Planned divestitures and expected proceeds
Teleflex has announced plans to sell its Acute Care, Interventional Urology, and OEM businesses, with the company reporting total transaction proceeds of roughly $2.0 billion. Management expects to receive about $1.8 billion in after-tax cash from these divestitures.
The company has disclosed a more detailed breakdown of the buyers and prices: the OEM business is being acquired by private equity firms Montagu and Kohlberg for $1.5 billion, while Intersurgical Ltd will purchase the Acute Care and Interventional Urology operations for $530 million, producing a combined transaction total of $2.03 billion. These transactions are expected to close in the second half of 2026 and remain subject to regulatory approvals.
Timing, accounting and use of proceeds
Teleflex expects the businesses will move to discontinued operations after the fourth quarter of 2025, with the formal closing of both sales anticipated in H2 2026. Needham says the company will most likely deploy the proceeds toward share buybacks and reducing debt. That view aligns with management's recent pattern of aggressive repurchases.
In addition to the anticipated use of divestiture proceeds, Teleflex has authorized a $1.0 billion share repurchase program.

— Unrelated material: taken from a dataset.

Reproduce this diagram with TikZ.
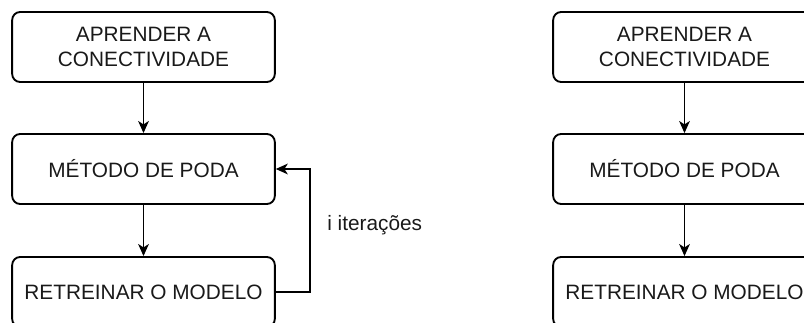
\documentclass[tikz,border=0pt]{standalone}
\usepackage{fontspec}
\setmainfont{Liberation Sans}
\usetikzlibrary{arrows.meta}
\begin{document}
\begin{tikzpicture}[x=0.75pt,y=-0.75pt,
  stepbox/.style={draw=black,line width=1.4pt,rounded corners=6pt,minimum width=197pt,minimum height=52.5pt,inner sep=0pt,align=center,text=black!90,font=\fontsize{15.6}{18.7}\selectfont},
  conn/.style={draw=black,line width=1.4pt,-{Stealth[length=9pt,width=8pt,inset=2.5pt]}}]
\clip (0,0) rectangle (804,322);
\node[stepbox] (a1) at (143.5,47) {APRENDER A\\CONECTIVIDADE};
\node[stepbox] (m1) at (143.5,169) {MÉTODO DE PODA};
\node[stepbox] (r1) at (143.5,292) {RETREINAR O MODELO};
\node[stepbox] (a2) at (684.5,47) {APRENDER A\\CONECTIVIDADE};
\node[stepbox] (m2) at (684.5,169) {MÉTODO DE PODA};
\node[stepbox] (r2) at (684.5,292) {RETREINAR O MODELO};
\draw[conn] (a1) -- (m1);
\draw[conn] (m1) -- (r1);
\draw[conn] (a2) -- (m2);
\draw[conn] (m2) -- (r2);
\coordinate (c1) at (310,292);
\draw[conn] (r1.east) -- (c1) |- (m1.east);
\node[anchor=west,inner sep=0pt,text=black!90,font=\fontsize{15.6}{18.7}\selectfont] (lbl) at (327,225) {i iterações};
\end{tikzpicture}
\end{document}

Impact on earnings, valuation and profitability metrics
To reflect the forthcoming divestitures, Needham reduced its near-term earnings estimates for Teleflex. Despite those downward revisions, the research firm highlighted that the stock is trading at approximately 9.1 times its estimated 2027 earnings per share, which Needham regards as an attractive entry multiple given the company's projected earnings power beyond the divestitures.
At present, the shares are trading close to their 52-week low of $100.18. Reported trailing metrics show a P/E of -14.28, indicating the company was not profitable over the last twelve months.

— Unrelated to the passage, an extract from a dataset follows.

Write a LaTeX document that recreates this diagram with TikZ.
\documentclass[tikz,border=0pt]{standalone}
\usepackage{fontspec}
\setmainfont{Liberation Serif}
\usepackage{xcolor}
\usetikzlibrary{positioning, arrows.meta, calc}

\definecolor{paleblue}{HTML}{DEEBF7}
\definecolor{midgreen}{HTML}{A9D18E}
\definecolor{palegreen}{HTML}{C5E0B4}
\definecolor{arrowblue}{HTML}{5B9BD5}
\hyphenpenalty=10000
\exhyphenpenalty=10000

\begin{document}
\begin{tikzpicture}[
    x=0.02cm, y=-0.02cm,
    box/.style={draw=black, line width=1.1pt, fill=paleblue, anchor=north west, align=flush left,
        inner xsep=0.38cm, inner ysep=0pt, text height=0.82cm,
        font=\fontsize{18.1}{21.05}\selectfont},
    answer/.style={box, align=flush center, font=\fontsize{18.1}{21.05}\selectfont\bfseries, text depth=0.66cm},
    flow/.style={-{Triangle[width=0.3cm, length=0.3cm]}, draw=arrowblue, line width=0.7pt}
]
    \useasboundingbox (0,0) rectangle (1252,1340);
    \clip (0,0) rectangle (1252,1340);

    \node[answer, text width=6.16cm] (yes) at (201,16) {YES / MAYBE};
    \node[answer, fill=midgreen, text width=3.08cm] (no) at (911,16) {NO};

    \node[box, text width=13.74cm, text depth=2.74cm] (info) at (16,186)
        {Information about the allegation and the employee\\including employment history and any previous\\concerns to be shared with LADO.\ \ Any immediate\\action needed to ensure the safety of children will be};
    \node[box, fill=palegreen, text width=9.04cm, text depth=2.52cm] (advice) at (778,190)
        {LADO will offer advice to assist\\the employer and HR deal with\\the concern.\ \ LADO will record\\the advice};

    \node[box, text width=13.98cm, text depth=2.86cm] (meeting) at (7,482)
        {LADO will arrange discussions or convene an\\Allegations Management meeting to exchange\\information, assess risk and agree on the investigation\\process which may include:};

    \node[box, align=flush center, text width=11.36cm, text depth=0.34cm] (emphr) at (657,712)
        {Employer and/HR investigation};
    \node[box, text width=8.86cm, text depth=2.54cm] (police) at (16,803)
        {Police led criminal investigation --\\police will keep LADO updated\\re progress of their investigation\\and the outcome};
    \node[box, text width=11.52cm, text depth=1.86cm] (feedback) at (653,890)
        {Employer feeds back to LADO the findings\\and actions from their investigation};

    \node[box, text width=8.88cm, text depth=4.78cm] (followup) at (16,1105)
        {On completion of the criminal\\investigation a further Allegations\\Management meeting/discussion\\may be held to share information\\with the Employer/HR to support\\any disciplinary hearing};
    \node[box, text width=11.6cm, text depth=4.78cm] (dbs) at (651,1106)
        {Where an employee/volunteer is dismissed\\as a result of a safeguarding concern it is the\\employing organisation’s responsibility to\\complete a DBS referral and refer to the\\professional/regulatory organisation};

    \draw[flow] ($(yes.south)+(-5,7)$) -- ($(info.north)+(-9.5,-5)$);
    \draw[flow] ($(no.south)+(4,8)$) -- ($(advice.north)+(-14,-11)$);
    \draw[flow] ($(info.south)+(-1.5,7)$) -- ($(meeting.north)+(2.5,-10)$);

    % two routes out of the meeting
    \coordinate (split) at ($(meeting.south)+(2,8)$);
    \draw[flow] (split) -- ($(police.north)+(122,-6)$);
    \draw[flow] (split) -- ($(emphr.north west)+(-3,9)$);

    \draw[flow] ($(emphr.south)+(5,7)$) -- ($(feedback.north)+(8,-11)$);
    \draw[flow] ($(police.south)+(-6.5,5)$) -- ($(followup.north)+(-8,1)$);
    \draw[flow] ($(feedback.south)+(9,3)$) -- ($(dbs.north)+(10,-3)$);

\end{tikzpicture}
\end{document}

Growth outlook and dividend track record
Needham expressed confidence in Teleflex’s ability to sustain mid-single digit organic revenue growth and said it expects shares to rise as the market recognizes the company’s earnings potential in 2027 and beyond. Teleflex has maintained dividend payments for 49 consecutive years and currently yields 1.31%.
Analyst and market reactions
Other analyst responses to the transactions and capital actions have varied. Wells Fargo raised its price target for Teleflex from $114 to $139 while keeping an Equal Weight rating. Citizens retained a Market Perform rating. In one note referenced by market observers, Needham was reported to have held a Hold rating following the announcements, a point that sits alongside the later upgrade to Buy announced by the firm.
Context for investors
The combination of the divestiture proceeds, the company’s repurchase authorization and management’s prior buyback activity frame the firm’s near-term capital allocation strategy. Needham’s upgrade reflects an expectation that those moves, together with sustained organic growth, will enhance investor recognition of Teleflex’s earnings trajectory in 2027.